Vessels are still able to come for bunkering only but the vessel crews have to be quarantined for two weeks. The policy does not fare well to shipowners.
Market sources in Hongkong elaborated that since the announcement, there have been requests for cancellations of bunkering stems from vessels that had originally planned bunker-only calls.
Roughly 10% of the bunker demand is now seen swaying away to China’s developing bunkering hub of Zhoushan and southern ports of Shekou and Xiamen. Bunker prices there are often cheaper than in Singapore, in particular Zhoushan.

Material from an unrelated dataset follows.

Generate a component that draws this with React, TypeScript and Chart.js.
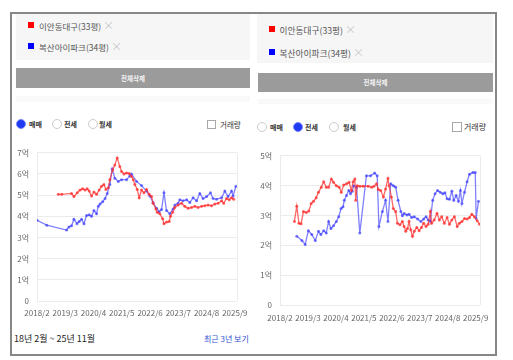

Data showed that on August 3, marine fuel 0.5%S bunker in Zhoushan and Singapore was traded at USD335/mt and USD330 mt respectively, while the same grade in Hong Kong was assessed at USD340/mt.
However, in Shekou and Xiamen, low sulfur bunker fuel prices are normally higher from Hong Kong, likely by USD10/mt according to the market sources. Most vessels do not have any choice but to bunker there, resulting in a tightened supply due to the increase in demand.
Looking ahead, sources predicted this demand shift to persist until Hong Kong eases the quarantine measures.
Nevertheless, a Hong Kong market source estimated the shortfall from bunker-only calls in the port should not be too significant as most bunker suppliers there still have some orders from container lines operating in Hong Kong.